OAKLAND — The special election Tuesday to find Oakland a new mayor will also fill a vacancy in one of the city’s most diverse council districts, a race that has flown relatively under the radar despite heavy spending to back its leading candidates.
Voter turnout in the April 15 election has so far been low in a city distracted by a Trump administration that is antagonistic toward Oakland’s politics, as well as by fallout from the felony corruption case involving ex-Mayor Sheng Thao.
But the top two candidates who may fill the District 2 Oakland City Council seat — which spans Chinatown, Jack London Square and areas near Lake Merritt, including the Eastlake and San Antonio neighborhoods — appear locked in a dead heat.
Kara Murray-Badal, a third-generation Oaklander and Harvard-educated housing policy analyst who pledges more affordable housing, has spent $64,000 raised from campaign donations.
Charlene Wang, a fellow policy analyst who mostly worked in Washington, D.C. over the past decade, has so far outspent Murray-Badal, with over $74,000 in campaign expenditures.
But it is Murray-Badal in control of the more meaningful battleground of Oakland elections — political committees independent of campaigns with no limits on how much they can spend.
Through such committees, labor unions supporting Murray-Badal, whose public-safety pitch hews noticeably to the left of her competitors, have disbursed over $302,000 on the race, not far off what they have spent to support mayoral candidate Barbara Lee.
Public-employee labor unions such as SEIU 1021 and IFPTE Local 21 often spend big on the city’s elections, but the money has gained particular attention this time around as Oakland’s leaders weigh the prospect of layoffs to address a perilous budget crisis.

Wang has $106,000 in independent support, the majority of it from Empower Oakland, a nonprofit co-founded by mayoral candidate Loren Taylor that has emerged as a formidable funding arm in the city’s politics.
One of its largest individual donors this election cycle is Chris Larsen, a wealthy tech investor who founded a large cryptocurrency company. He donated $100,000 to Empower.
Murray-Badal and Wang have somewhat similar backgrounds: both are in their mid-30s, well-educated, deeply curious about policy and prone to speaking diplomatically about Oakland’s problems.
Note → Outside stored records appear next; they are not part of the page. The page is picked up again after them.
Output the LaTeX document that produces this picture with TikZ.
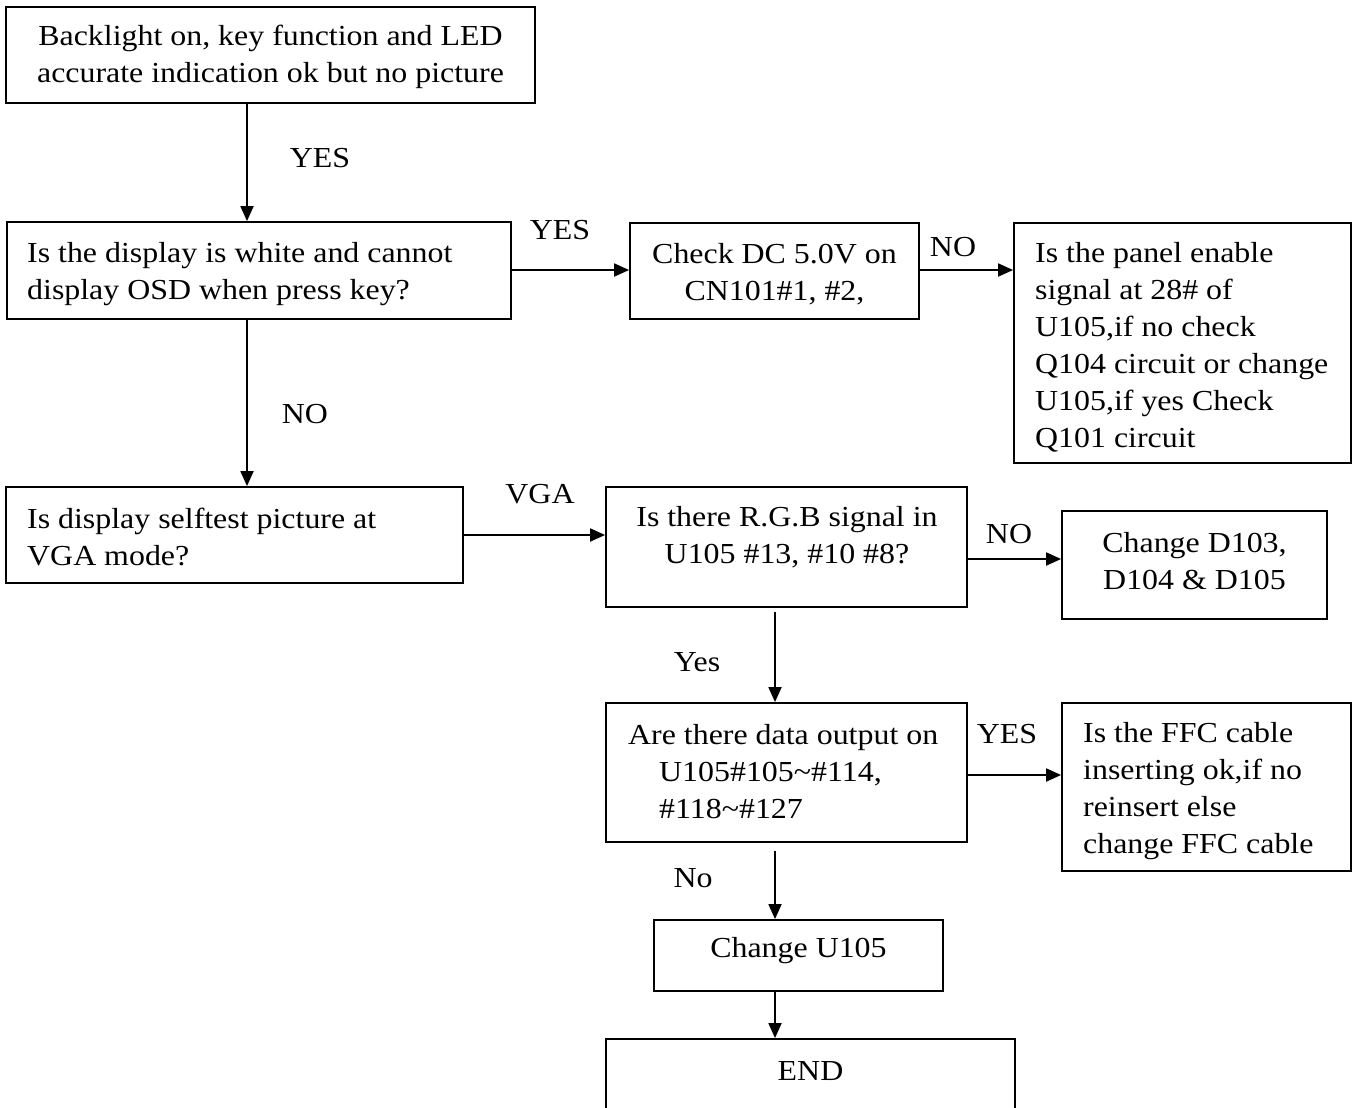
\documentclass[tikz,border=0pt]{standalone}
\usepackage{fontspec}
\setmainfont{Liberation Serif}[FakeStretch=1.1]
\usetikzlibrary{arrows.meta}
\begin{document}
\begin{tikzpicture}[x=1pt,y=-1pt,
  box/.style={draw,line width=1.8pt,inner sep=0pt},
  txt/.style={inner sep=0pt,font=\fontsize{29}{37}\selectfont},
  lbl/.style={inner sep=0pt,font=\fontsize{29}{37}\selectfont},
  arr/.style={line width=1.8pt,-{Triangle[length=15pt,width=13pt]}}]
\useasboundingbox (0,0) rectangle (1358,1108);
% boxes
\node[box,minimum width=529pt,minimum height=96pt] (b1) at (270.5,55) {};
\node[box,minimum width=504pt,minimum height=97pt] (b2) at (259,270.5) {};
\node[box,minimum width=289pt,minimum height=96pt] (b3) at (774.5,271) {};
\node[box,minimum width=337pt,minimum height=240pt] (b4) at (1182.5,343) {};
\node[box,minimum width=457pt,minimum height=96pt] (b5) at (234.5,535) {};
\node[box,minimum width=361pt,minimum height=120pt] (b6) at (786.5,547) {};
\node[box,minimum width=265pt,minimum height=108pt] (b7) at (1194.5,565) {};
\node[box,minimum width=361pt,minimum height=139pt] (b8) at (786.5,772.5) {};
\node[box,minimum width=289pt,minimum height=168pt] (b9) at (1206.5,787) {};
\node[box,minimum width=289pt,minimum height=71pt] (b10) at (798.5,955.5) {};
\node[box,minimum width=409pt,minimum height=102pt] (b11) at (810.5,1090) {};
% texts
\node[txt,align=center] (t1) at (270.5,57) {Backlight on, key function and LED\\accurate indication ok but no picture};
\node[txt,align=left,anchor=west] (t2) at (27,274) {Is the display is white and cannot\\display OSD when press key?};
\node[txt,align=center] (t3) at (774.5,274) {Check DC 5.0V on\\CN101\#1, \#2,};
\node[txt,align=left,anchor=west] (t4) at (1035,347) {Is the panel enable\\signal at 28\# of\\U105,if no check\\Q104 circuit or change\\U105,if yes Check\\Q101 circuit};
\node[txt,align=left,anchor=west] (t5) at (27,537) {Is display selftest picture at\\VGA mode?};
\node[txt,align=center] (t6) at (787,537) {Is there R.G.B signal in\\U105 \#13, \#10 \#8?};
\node[txt,align=center] (t7) at (1194.5,561) {Change D103,\\D104 \& D105};
\node[txt,align=left,anchor=west] (t8) at (628,772) {Are there data output on\\\hspace{31pt}U105\#105\textasciitilde\#114,\\\hspace{31pt}\#118\textasciitilde\#127};
\node[txt,align=left,anchor=west] (t9) at (1083,791) {Is the FFC cable\\inserting ok,if no\\reinsert else\\change FFC cable};
\node[txt] (t10) at (798.5,951) {Change U105};
\node[txt] (t11) at (810.5,1071) {END};
% labels
\node[lbl] (l1) at (320,158) {YES};
\node[lbl] (l2) at (560,230) {YES};
\node[lbl] (l3) at (953,247) {NO};
\node[lbl] (l4) at (305,414) {NO};
\node[lbl] (l5) at (540,494) {VGA};
\node[lbl] (l6) at (1009,534) {NO};
\node[lbl] (l7) at (697,662) {Yes};
\node[lbl] (l8) at (1007,734) {YES};
\node[lbl] (l9) at (693,878) {No};
% connector guides
\coordinate (cx1) at (247,0);
\coordinate (cx2) at (775,0);
\coordinate (ry1) at (0,270);
\coordinate (ry2) at (0,559);
\coordinate (ry3) at (0,775);
% connectors
\draw[arr] (b1.south -| cx1) -- (b2.north -| cx1);
\draw[arr] (b2.south -| cx1) -- (b5.north -| cx1);
\draw[arr] (b2.east |- ry1) -- (b3.west |- ry1);
\draw[arr] (b3.east |- ry1) -- (b4.west |- ry1);
\draw[arr] (b5.east) -- (b6.west |- b5.east);
\draw[arr] (b6.east |- ry2) -- (b7.west |- ry2);
\draw[arr] ([yshift=-4pt]b6.south -| cx2) -- (b8.north -| cx2);
\draw[arr] (b8.east |- ry3) -- (b9.west |- ry3);
\draw[arr] ([yshift=-8pt]b8.south -| cx2) -- (b10.north -| cx2);
\draw[arr] (b10.south -| cx2) -- (b11.north -| cx2);
\end{tikzpicture}
\end{document}
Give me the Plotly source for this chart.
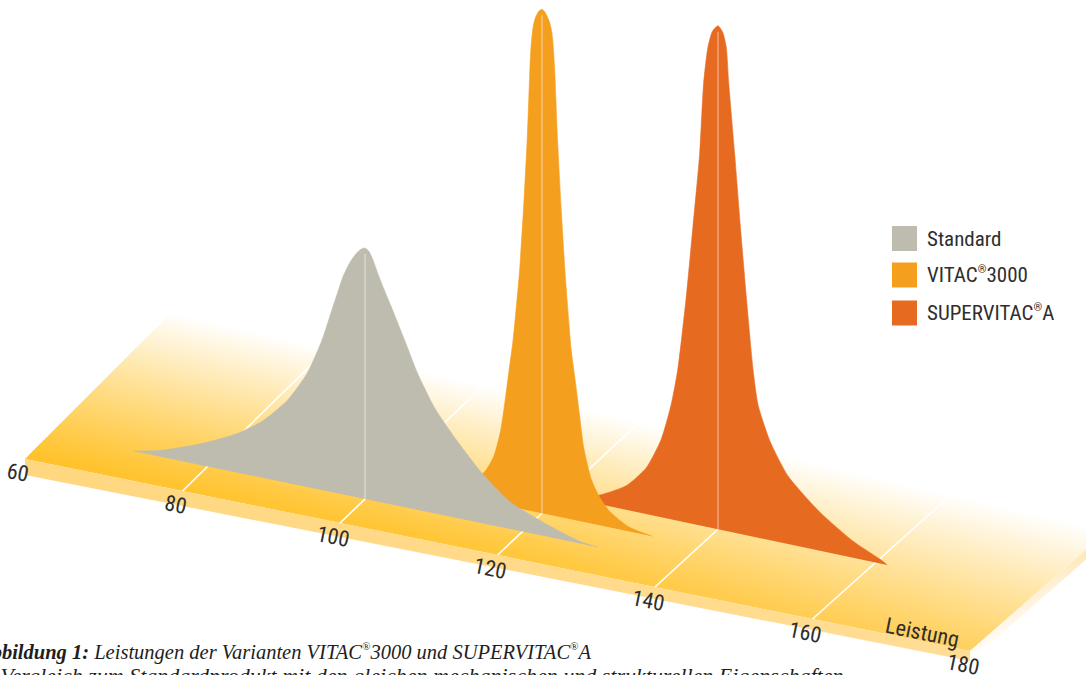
import numpy as np
import plotly.graph_objects as go

# ------------------------------------------------------------------
# DATA
# ------------------------------------------------------------------
REG = "<sup><span style='font-size:11px'>\u00ae</span></sup>"
series_names = ["Standard", "VITAC\u00ae3000", "SUPERVITAC\u00aeA"]
series_labels = ["Standard", "VITAC" + REG + "3000", "SUPERVITAC" + REG + "A"]
tick_values = [60, 80, 100, 120, 140, 160, 180]
tick_labels = ["60", "80", "100", "120", "140", "160", "180"]
grid_values = [80, 100, 120, 140, 160]
axis_title = "Leistung"
caption_line1 = ("<i><b>Abbildung 1:</b> Leistungen der Varianten VITAC" + REG +
                 "3000 und SUPERVITAC" + REG + "A</i>")
caption_line2 = "<i>im Vergleich zum Standardprodukt mit den gleichen mechanischen und strukturellen Eigenschaften</i>"

# Standard (grey) distribution: Leistung vs. relative height
standard_leistung = [70.5, 74.3, 79.4, 83.7, 87.0, 90.1, 92.6, 94.5, 95.9, 96.6, 97.2, 97.8,
                     98.4, 99.0, 99.5, 100.0, 100.5, 101.0, 101.65, 102.5, 103.4, 105.1,
                     106.7, 108.9, 111.7, 115.0, 118.4, 123.1, 127.3, 129.6]
standard_wert = [0, 1.4, 4.4, 7.7, 11.3, 16.3, 22.4, 29.6, 36.7, 40.2, 43.2, 45.4,
                 47.2, 48.6, 49.4, 49.8, 49.3, 47.8, 45.2, 42.1, 39.0, 32.9,
                 27.0, 20.8, 15.3, 9.7, 5.4, 2.4, 0.4, 0]
standard_peak = [100.0, 49.8]

# VITAC 3000 (orange)
vitac_leistung = [106, 108, 110, 112.7, 113.9, 114.75, 115.35, 115.8, 116.35, 117.15, 117.7,
                  118.15, 118.48, 118.6, 118.75, 118.9, 119.15, 119.6, 120, 120.4, 120.9,
                  121.15, 121.35, 121.48, 121.62, 121.98, 122.45, 123.0, 123.72, 124.3,
                  124.75, 125.3, 126.3, 127.3, 128.5, 131, 134]
vitac_wert = [0, 1.0, 2.6, 5.8, 9.4, 14.7, 21.2, 26.8, 33.5, 47.2, 60.9,
              74.6, 88.3, 91.9, 94.6, 96.4, 98.0, 99.5, 100, 99.5, 98.0,
              96.6, 94.6, 91.8, 88.3, 74.6, 60.9, 47.2, 33.5, 26.8,
              21.2, 14.7, 8.6, 5.6, 3.3, 0.9, 0]
vitac_peak = [120.0, 100.0]

# SUPERVITAC A (red-orange)
super_leistung = [118, 121, 124.5, 128.36, 130.9, 132.8, 134.07, 134.92, 135.97, 136.83,
                  137.67, 138.18, 138.73, 139.3, 140, 140.6, 141.05, 141.36, 142.12, 142.83,
                  143.6, 144.44, 145.08, 146.56, 148.89, 152.9, 157.14, 160.5, 161.5]
super_wert = [0, 0.4, 1.5, 4.8, 9.2, 15.5, 22.9, 30.3, 44.8, 59.2,
              73.7, 88.0, 95.3, 98.6, 99.9, 98.8, 96.0, 89.0, 75.1, 61.2,
              47.2, 33.3, 26.4, 19.8, 13.5, 7.7, 3.3, 0.9, 0]
super_peak = [140.0, 99.9]

# ------------------------------------------------------------------
# STYLE / PSEUDO-3D PROJECTION
# ------------------------------------------------------------------
W, H = 1086, 675
X0, Y0 = 25.0, 459.0      # front-left corner of the floor (Leistung 60)
AX, AY = 7.875, 1.6       # screen shift per Leistung unit
HK = 5.04                 # px per height unit
VMIN, VMAX = 60.0, 180.0

def depth_dy(v):
    return 1.0 - 0.00104 * (np.asarray(v, float) - VMIN)

def floor_depth(v):
    return 145.0 - 0.08 * (np.asarray(v, float) - VMIN)

def slab_thick(v):
    return 16.0 - 0.05 * (np.asarray(v, float) - VMIN)

def proj(v, d, h=0.0):
    v = np.asarray(v, float); d = np.asarray(d, float); h = np.asarray(h, float)
    x = X0 + AX * (v - VMIN) + d
    y = Y0 + AY * (v - VMIN) - depth_dy(v) * d - HK * h
    return x, y

colors = ["#BEBCAF", "#F59F1E", "#E66B21"]
line_colors = ["#D9D7CE", "#F9C47E", "#F1A57A"]
depths = [25.0, 44.5, 63.0]
text_color = "#2E2E2E"
sans = "Liberation Sans Narrow, Arial Narrow, Roboto Condensed, Roboto, sans-serif"
serif = "Liberation Serif, Times New Roman, serif"

front_v = [60, 120, 180]
front_rgb = [(255, 194, 42), (255, 199, 58), (255, 209, 98)]

def front_color(v):
    return tuple(np.interp(v, front_v, [c[i] for c in front_rgb]) for i in range(3))

def mixw(c, w):
    return "rgb(%d,%d,%d)" % tuple(int(round(c[i] + (255 - c[i]) * w)) for i in range(3))

def floor_color(v, t):
    w = min(1.0, max(0.0, t)) ** 1.1
    return mixw(front_color(v), w)

fig = go.Figure()

def poly(xs, ys, **kw):
    fig.add_trace(go.Scatter(x=list(xs), y=list(ys), mode="lines", fill="toself",
                             line=dict(width=0), hoverinfo="skip", showlegend=False, **kw))

# ---- floor top (rows from back to front, gradient) ----
N = 44
sv = np.array([60, 90, 120, 150, 180], float)
for i in reversed(range(N)):
    t0 = i / N
    t1 = min(1.0, (i + 1.7) / N)
    tm = (i + 0.5) / N
    vv = [VMIN, VMAX, VMAX, VMIN, VMIN]
    dd = [t0 * floor_depth(VMIN), t0 * floor_depth(VMAX), t1 * floor_depth(VMAX),
          t1 * floor_depth(VMIN), t0 * floor_depth(VMIN)]
    xs, ys = proj(vv, dd)
    cs = [[(s - VMIN) / (VMAX - VMIN), floor_color(s, tm)] for s in sv]
    poly(xs, ys, fillgradient=dict(type="horizontal", colorscale=cs))

# ---- slab right side face ----
dR = floor_depth(VMAX)
tR = slab_thick(VMAX) / HK
xs, ys = proj([VMAX, VMAX, VMAX, VMAX, VMAX], [0, dR, dR, 0, 0], [0, 0, -tR, -tR, 0])
poly(xs, ys, fillgradient=dict(type="vertical",
                               colorscale=[[0, "rgb(255,255,255)"], [0.6, "rgb(255,240,212)"],
                                           [1, "rgb(255,228,170)"]]))

# ---- slab front face ----
vline = np.array([VMIN, VMAX])
xt, yt = proj(vline, 0, 0)
xb, yb = proj(vline[::-1], 0, -slab_thick(vline[::-1]) / HK)
poly(np.r_[xt, xb, xt[:1]], np.r_[yt, yb, yt[:1]],
     fillgradient=dict(type="horizontal",
                       colorscale=[[0, "rgb(255,215,128)"], [1, "rgb(255,221,148)"]]))

# ---- grid lines on floor ----
for gv in grid_values:
    xs, ys = proj([gv, gv], [0, floor_depth(gv)])
    fig.add_trace(go.Scatter(x=xs, y=ys, mode="lines", line=dict(color="white", width=1.6),
                             hoverinfo="skip", showlegend=False))

# ---- distributions (back to front) ----
curves = [(standard_leistung, standard_wert, standard_peak),
          (vitac_leistung, vitac_wert, vitac_peak),
          (super_leistung, super_wert, super_peak)]
for k in [2, 1, 0]:
    lv, hv, pk = curves[k]
    d = depths[k]
    bx, by = proj([lv[0], lv[-1]], d, 0)
    fig.add_trace(go.Scatter(x=bx, y=by, mode="lines", line=dict(width=0, color=colors[k]),
                             hoverinfo="skip", showlegend=False))
    cx, cy = proj(lv, d, hv)
    fig.add_trace(go.Scatter(x=cx, y=cy, mode="lines", fill="tonexty", fillcolor=colors[k],
                             line=dict(width=0.6, color=colors[k], shape="spline", smoothing=0.6),
                             name=series_names[k], hoverinfo="skip", showlegend=False))
    px, py = proj([pk[0], pk[0]], d, [0, pk[1] - 1.2])
    fig.add_trace(go.Scatter(x=px, y=py, mode="lines", line=dict(width=1.5, color=line_colors[k]),
                             hoverinfo="skip", showlegend=False))

# ---- legend (manual) ----
leg_x = 904.5
leg_y = [238.5, 275.0, 313.0]
fig.add_trace(go.Scatter(x=[leg_x] * 3, y=leg_y, mode="markers",
                         marker=dict(symbol="square", size=25, color=colors, line=dict(width=0)),
                         hoverinfo="skip", showlegend=False))

annotations = []
for k in range(3):
    annotations.append(dict(x=925, y=leg_y[k], xref="x", yref="y", text=series_labels[k],
                            showarrow=False, xanchor="left", yanchor="middle",
                            font=dict(family=sans, size=21, color=text_color)))

# ---- tick labels ----
ang = float(np.degrees(np.arctan2(AY, AX)))
for tv, tl in zip(tick_values, tick_labels):
    x, y = proj(tv, 0, 0)
    annotations.append(dict(x=float(x) - 7, y=float(y) + 13, xref="x", yref="y", text=tl,
                            showarrow=False, xanchor="center", yanchor="middle", textangle=ang,
                            font=dict(family=sans, size=22, color=text_color)))
x, y = proj(173, 8, 0)
annotations.append(dict(x=float(x), y=float(y), xref="x", yref="y", text=axis_title,
                        showarrow=False, xanchor="center", yanchor="middle", textangle=ang,
                        font=dict(family=sans, size=22, color=text_color)))

# ---- caption (partly outside the page, as in the reference) ----
annotations.append(dict(x=-26 / W, y=1 - 652 / H, xref="paper", yref="paper", text=caption_line1,
                        showarrow=False, xanchor="left", yanchor="middle",
                        font=dict(family=serif, size=20.5, color="#1E1E1E")))
annotations.append(dict(x=-29 / W, y=1 - 675 / H, xref="paper", yref="paper", text=caption_line2,
                        showarrow=False, xanchor="left", yanchor="middle",
                        font=dict(family=serif, size=22, color="#1E1E1E")))

fig.update_layout(
    width=W, height=H, margin=dict(l=0, r=0, t=0, b=0),
    paper_bgcolor="white", plot_bgcolor="white", showlegend=False,
    xaxis=dict(range=[0, W], visible=False, fixedrange=True),
    yaxis=dict(range=[H, 0], visible=False, fixedrange=True),
    annotations=annotations,
)
fig.write_html("out.html")
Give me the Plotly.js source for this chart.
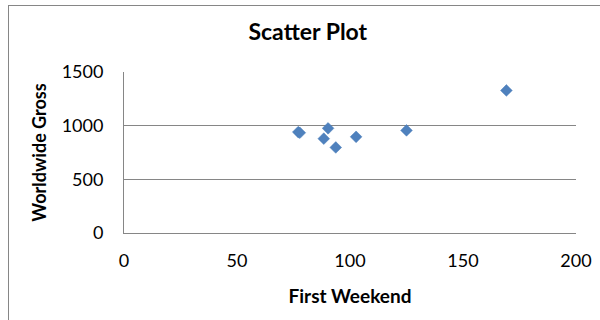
<!DOCTYPE html>
<html>
<head>
<meta charset="utf-8">
<script src="https://cdn.plot.ly/plotly-3.0.1.min.js"></script>
<style>
  html, body { margin: 0; padding: 0; background: #fff; }
  #wrap { position: relative; width: 600px; height: 320px; overflow: hidden; }
  #chart { position: absolute; left: 0; top: 0; width: 600px; height: 320px; }
  #frame { position: absolute; left: 8px; top: 5px; width: 620px; height: 340px; border: 1px solid #868686; box-sizing: border-box; pointer-events: none; }
</style>
</head>
<body>
<div id="wrap">
  <div id="chart"></div>
  <div id="frame"></div>
</div>
<script>
const firstWeekend = [90.3, 88.4, 93.7, 102.7, 77.1, 77.8, 125.0, 169.2];
const worldwideGross = [975, 879, 797, 896, 940, 934, 956, 1328];
const xTicks = [0, 50, 100, 150, 200];
const yTicks = [0, 500, 1000, 1500];

const font = 'Lato, "Open Sans", sans-serif';

Plotly.newPlot('chart', [{
  type: 'scatter',
  mode: 'markers',
  x: firstWeekend,
  y: worldwideGross,
  marker: { symbol: 'diamond', size: 9, color: '#4F81BD', line: { color: '#4A7EBB', width: 0.5 } },
  hoverinfo: 'x+y'
}], {
  width: 600, height: 320,
  paper_bgcolor: 'rgba(0,0,0,0)',
  plot_bgcolor: '#fff',
  margin: { l: 124, r: 24, t: 72, b: 87, pad: 0 },
  showlegend: false,
  font: { family: font, color: '#000', size: 18 },
  title: { text: '<b>Scatter Plot</b>', x: 0.513, xref: 'container', xanchor: 'center', y: 0.9, yref: 'container', yanchor: 'middle', font: { family: font, size: 23, color: '#000' } },
  xaxis: {
    range: [0, 200], tickvals: xTicks, ticktext: xTicks.map(String),
    showgrid: false, zeroline: false, showline: true, linecolor: '#868686', linewidth: 1,
    ticks: '', ticklabelstandoff: 11,
    title: { text: '<b>First Weekend</b>', font: { family: font, size: 19 }, standoff: 20 },
    fixedrange: true
  },
  yaxis: {
    range: [0, 1500], tickvals: yTicks, ticktext: yTicks.map(String),
    showgrid: true, gridcolor: '#868686', gridwidth: 1, zeroline: false,
    showline: true, linecolor: '#868686', linewidth: 1,
    ticks: '', ticklabelstandoff: 16,
    title: { text: '<b>Worldwide Gross</b>', font: { family: font, size: 18 }, standoff: 10 },
    fixedrange: true
  }
}, { displayModeBar: false, staticPlot: true });
</script>
</body>
</html>
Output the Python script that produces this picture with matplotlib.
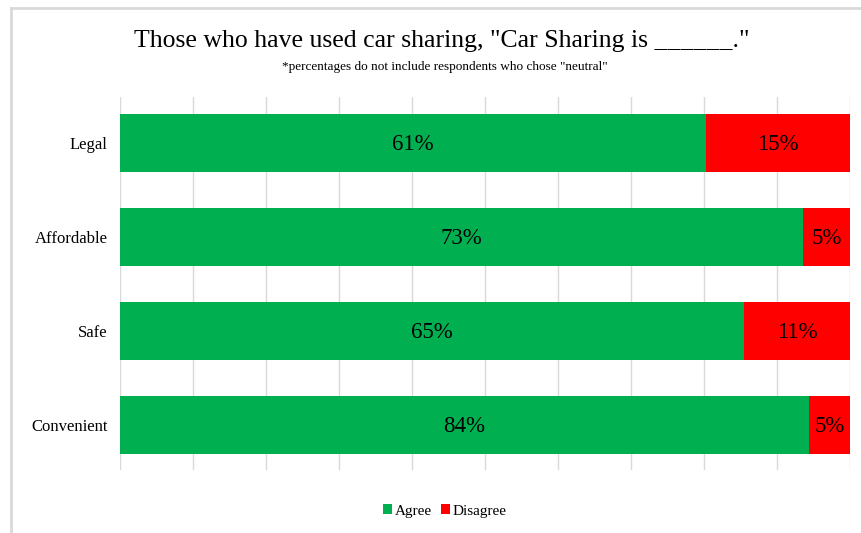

Wang, though, has occupied a firmer stance on hiring as many police officers as possible, while Murray-Badal echoes a policy view more common among labor-backed candidates — that police funding must be accompanied by investments in Oakland’s MACRO program, a civilian force that responds to non-emergency and quality-of-life calls.

“I meet well-intentioned progressive folks,” Wang said in a recent interview, “but I just wish that people would get off their in-built belief systems. Every time I go into the most working-class neighborhoods, everyone talks about needing more police. I’m just like, ‘The folks here need a voice.’”
Murray-Badal, for her part, said she doesn’t disagree with prioritizing officer hires, even amid a $140 million budget deficit that the new councilmember would likely need to help solve.
“Nuance is not a good sound bite,” she said in an interview.
Whoever is elected would fill the council spot left behind by Nikki Fortunato Bas, a champion of labor politics who was elected as an Alameda County supervisor last November.
Areas of District 2 have struggled to recover from the pandemic, which dealt economic blows to Chinatown and Jack London Square while worsening crime and human-trafficking in the city’s San Antonio neighborhood.
In recent months, the eight-member council has appeared more cohesive in policy discussions — often reaching consensus in pushing back on the decisions of the city’s more fiscally conservative finance department.
Other candidates in the District 2 race could play a significant role in shaping its outcome through the city’s ranked-choice system, which allows voters to list their preferred candidates and distributes votes between the top vote-getters until someone wins a majority.
Harold Lowe, a financial planner who takes a hardline view on policing, seems to align more closely with Wang than with Murray-Badal. But Lowe has spoken dismissively in interviews about Wang’s understanding of the city, noting that she only began living here in 2023.
Kanitha Matoury lives in Chinatown and runs downtown’s Howden Market, which she said has encountered numerous break-ins.
The two candidates’ tough-on-crime approach has won them sympathy: Lowe has spent $20,000 and seen over $24,000 in independent spending, while Matoury has spending totals of $15,000 and $17,000 in those categories, respectively.
Wang, who graduated from high school in Moraga, has built a strong ground game in Oakland after running last year for the at-large council seat, which may give her a needed boost in a race that marks Murray-Badal’s entry to the city’s political scene.
Both she and Murray-Badal have stressed their affinity for collaboration. But in the weeks leading up to Tuesday’s election, their supporters have distributed materials that contain pointed references to the money pouring in to support each of their campaigns.
“Unions have a lot of money — I’m pragmatic about that,” Murray-Badal said. “But I don’t think what we want on the other end is billionaires, tech bros and crypto.”